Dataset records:
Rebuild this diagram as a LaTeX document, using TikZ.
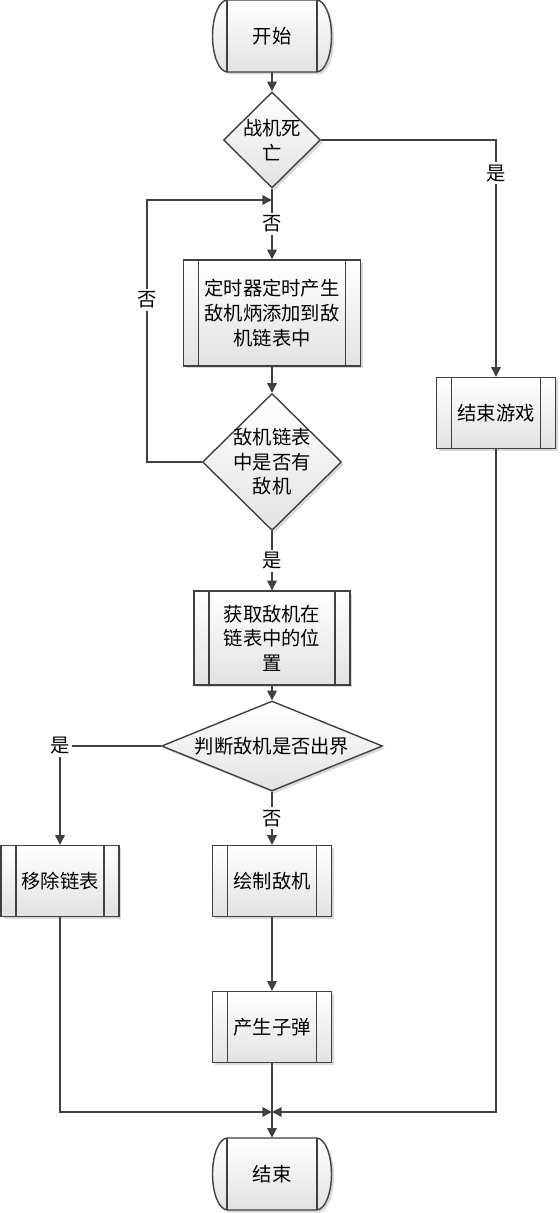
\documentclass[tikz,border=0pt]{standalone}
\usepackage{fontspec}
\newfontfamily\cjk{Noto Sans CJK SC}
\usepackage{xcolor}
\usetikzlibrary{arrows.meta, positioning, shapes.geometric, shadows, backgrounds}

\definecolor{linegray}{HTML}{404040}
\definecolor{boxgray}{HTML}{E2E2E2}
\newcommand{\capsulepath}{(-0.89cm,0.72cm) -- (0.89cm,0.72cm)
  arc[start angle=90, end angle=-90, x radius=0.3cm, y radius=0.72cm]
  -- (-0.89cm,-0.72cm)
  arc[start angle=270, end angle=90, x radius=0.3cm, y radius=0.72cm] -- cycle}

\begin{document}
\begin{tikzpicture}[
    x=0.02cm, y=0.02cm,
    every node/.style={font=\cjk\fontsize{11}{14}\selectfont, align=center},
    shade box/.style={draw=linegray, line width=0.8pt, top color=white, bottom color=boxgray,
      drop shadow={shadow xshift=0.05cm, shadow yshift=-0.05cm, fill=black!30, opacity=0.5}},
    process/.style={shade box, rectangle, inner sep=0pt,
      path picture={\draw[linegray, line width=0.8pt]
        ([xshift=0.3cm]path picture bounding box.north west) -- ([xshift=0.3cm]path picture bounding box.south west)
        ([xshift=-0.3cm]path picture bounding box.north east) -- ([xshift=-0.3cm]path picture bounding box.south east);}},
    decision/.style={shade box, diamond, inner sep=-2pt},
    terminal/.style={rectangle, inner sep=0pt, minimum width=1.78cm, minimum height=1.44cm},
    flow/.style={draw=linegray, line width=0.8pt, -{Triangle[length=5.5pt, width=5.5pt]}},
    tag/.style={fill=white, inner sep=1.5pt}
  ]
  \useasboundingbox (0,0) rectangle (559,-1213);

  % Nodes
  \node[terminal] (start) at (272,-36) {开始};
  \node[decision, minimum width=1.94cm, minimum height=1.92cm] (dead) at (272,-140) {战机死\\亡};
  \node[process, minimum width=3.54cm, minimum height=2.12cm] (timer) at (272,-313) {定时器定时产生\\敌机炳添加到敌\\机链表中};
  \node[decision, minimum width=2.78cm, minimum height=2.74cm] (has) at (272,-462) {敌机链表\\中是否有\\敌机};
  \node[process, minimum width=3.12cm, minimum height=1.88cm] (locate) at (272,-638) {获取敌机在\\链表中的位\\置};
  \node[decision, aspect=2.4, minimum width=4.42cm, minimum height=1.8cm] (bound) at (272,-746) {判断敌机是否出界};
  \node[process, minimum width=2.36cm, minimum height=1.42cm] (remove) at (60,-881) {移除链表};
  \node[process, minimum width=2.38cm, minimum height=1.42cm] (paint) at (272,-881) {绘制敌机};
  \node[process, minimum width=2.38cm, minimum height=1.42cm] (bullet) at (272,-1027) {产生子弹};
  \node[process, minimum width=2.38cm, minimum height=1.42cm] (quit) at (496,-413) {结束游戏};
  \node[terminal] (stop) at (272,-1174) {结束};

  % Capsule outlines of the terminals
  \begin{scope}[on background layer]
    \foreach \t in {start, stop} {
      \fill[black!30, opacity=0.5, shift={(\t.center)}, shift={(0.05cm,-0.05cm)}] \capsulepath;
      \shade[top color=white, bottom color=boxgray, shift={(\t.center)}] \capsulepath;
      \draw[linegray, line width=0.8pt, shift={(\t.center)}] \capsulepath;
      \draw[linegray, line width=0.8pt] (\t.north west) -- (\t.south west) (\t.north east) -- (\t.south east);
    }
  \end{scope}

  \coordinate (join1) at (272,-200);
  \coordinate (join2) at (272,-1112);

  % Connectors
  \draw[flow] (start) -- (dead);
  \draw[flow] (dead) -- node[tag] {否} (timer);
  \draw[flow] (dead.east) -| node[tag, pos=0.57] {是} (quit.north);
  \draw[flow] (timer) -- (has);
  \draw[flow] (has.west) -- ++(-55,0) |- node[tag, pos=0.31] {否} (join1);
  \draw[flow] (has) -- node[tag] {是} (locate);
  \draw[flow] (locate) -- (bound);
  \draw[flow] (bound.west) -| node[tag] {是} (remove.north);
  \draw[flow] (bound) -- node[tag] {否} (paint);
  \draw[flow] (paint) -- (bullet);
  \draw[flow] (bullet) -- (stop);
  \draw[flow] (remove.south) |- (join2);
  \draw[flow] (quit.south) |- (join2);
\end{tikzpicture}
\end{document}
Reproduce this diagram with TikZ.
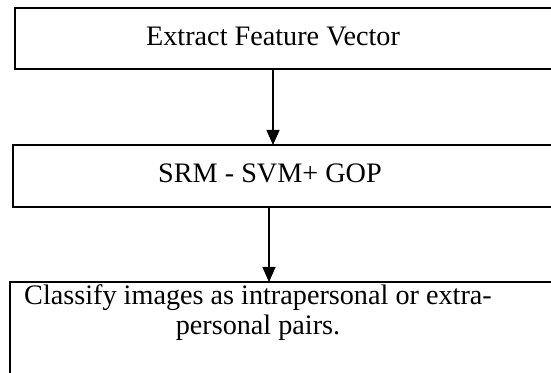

- [GOAL]
Set down all the entries exactly as they appear, but skip any pictures.

- [ANSWER TO THE PROBLEM]
Rebuild this diagram as a LaTeX document, using TikZ.
\documentclass[tikz,border=0pt]{standalone}
\usepackage{fontspec}
\newfontfamily\cjk{Noto Sans CJK SC}
\usepackage{xcolor}
\usetikzlibrary{arrows.meta, positioning, shapes.geometric, shadows, backgrounds}

\definecolor{linegray}{HTML}{404040}
\definecolor{boxgray}{HTML}{E2E2E2}
\newcommand{\capsulepath}{(-0.89cm,0.72cm) -- (0.89cm,0.72cm)
  arc[start angle=90, end angle=-90, x radius=0.3cm, y radius=0.72cm]
  -- (-0.89cm,-0.72cm)
  arc[start angle=270, end angle=90, x radius=0.3cm, y radius=0.72cm] -- cycle}

\begin{document}
\begin{tikzpicture}[
    x=0.02cm, y=0.02cm,
    every node/.style={font=\cjk\fontsize{11}{14}\selectfont, align=center},
    shade box/.style={draw=linegray, line width=0.8pt, top color=white, bottom color=boxgray,
      drop shadow={shadow xshift=0.05cm, shadow yshift=-0.05cm, fill=black!30, opacity=0.5}},
    process/.style={shade box, rectangle, inner sep=0pt,
      path picture={\draw[linegray, line width=0.8pt]
        ([xshift=0.3cm]path picture bounding box.north west) -- ([xshift=0.3cm]path picture bounding box.south west)
        ([xshift=-0.3cm]path picture bounding box.north east) -- ([xshift=-0.3cm]path picture bounding box.south east);}},
    decision/.style={shade box, diamond, inner sep=-2pt},
    terminal/.style={rectangle, inner sep=0pt, minimum width=1.78cm, minimum height=1.44cm},
    flow/.style={draw=linegray, line width=0.8pt, -{Triangle[length=5.5pt, width=5.5pt]}},
    tag/.style={fill=white, inner sep=1.5pt}
  ]
  \useasboundingbox (0,0) rectangle (559,-1213);

  % Nodes
  \node[terminal] (start) at (272,-36) {开始};
  \node[decision, minimum width=1.94cm, minimum height=1.92cm] (dead) at (272,-140) {战机死\\亡};
  \node[process, minimum width=3.54cm, minimum height=2.12cm] (timer) at (272,-313) {定时器定时产生\\敌机炳添加到敌\\机链表中};
  \node[decision, minimum width=2.78cm, minimum height=2.74cm] (has) at (272,-462) {敌机链表\\中是否有\\敌机};
  \node[process, minimum width=3.12cm, minimum height=1.88cm] (locate) at (272,-638) {获取敌机在\\链表中的位\\置};
  \node[decision, aspect=2.4, minimum width=4.42cm, minimum height=1.8cm] (bound) at (272,-746) {判断敌机是否出界};
  \node[process, minimum width=2.36cm, minimum height=1.42cm] (remove) at (60,-881) {移除链表};
  \node[process, minimum width=2.38cm, minimum height=1.42cm] (paint) at (272,-881) {绘制敌机};
  \node[process, minimum width=2.38cm, minimum height=1.42cm] (bullet) at (272,-1027) {产生子弹};
  \node[process, minimum width=2.38cm, minimum height=1.42cm] (quit) at (496,-413) {结束游戏};
  \node[terminal] (stop) at (272,-1174) {结束};

  % Capsule outlines of the terminals
  \begin{scope}[on background layer]
    \foreach \t in {start, stop} {
      \fill[black!30, opacity=0.5, shift={(\t.center)}, shift={(0.05cm,-0.05cm)}] \capsulepath;
      \shade[top color=white, bottom color=boxgray, shift={(\t.center)}] \capsulepath;
      \draw[linegray, line width=0.8pt, shift={(\t.center)}] \capsulepath;
      \draw[linegray, line width=0.8pt] (\t.north west) -- (\t.south west) (\t.north east) -- (\t.south east);
    }
  \end{scope}

  \coordinate (join1) at (272,-200);
  \coordinate (join2) at (272,-1112);

  % Connectors
  \draw[flow] (start) -- (dead);
  \draw[flow] (dead) -- node[tag] {否} (timer);
  \draw[flow] (dead.east) -| node[tag, pos=0.57] {是} (quit.north);
  \draw[flow] (timer) -- (has);
  \draw[flow] (has.west) -- ++(-55,0) |- node[tag, pos=0.31] {否} (join1);
  \draw[flow] (has) -- node[tag] {是} (locate);
  \draw[flow] (locate) -- (bound);
  \draw[flow] (bound.west) -| node[tag] {是} (remove.north);
  \draw[flow] (bound) -- node[tag] {否} (paint);
  \draw[flow] (paint) -- (bullet);
  \draw[flow] (bullet) -- (stop);
  \draw[flow] (remove.south) |- (join2);
  \draw[flow] (quit.south) |- (join2);
\end{tikzpicture}
\end{document}
Reproduce this diagram with TikZ.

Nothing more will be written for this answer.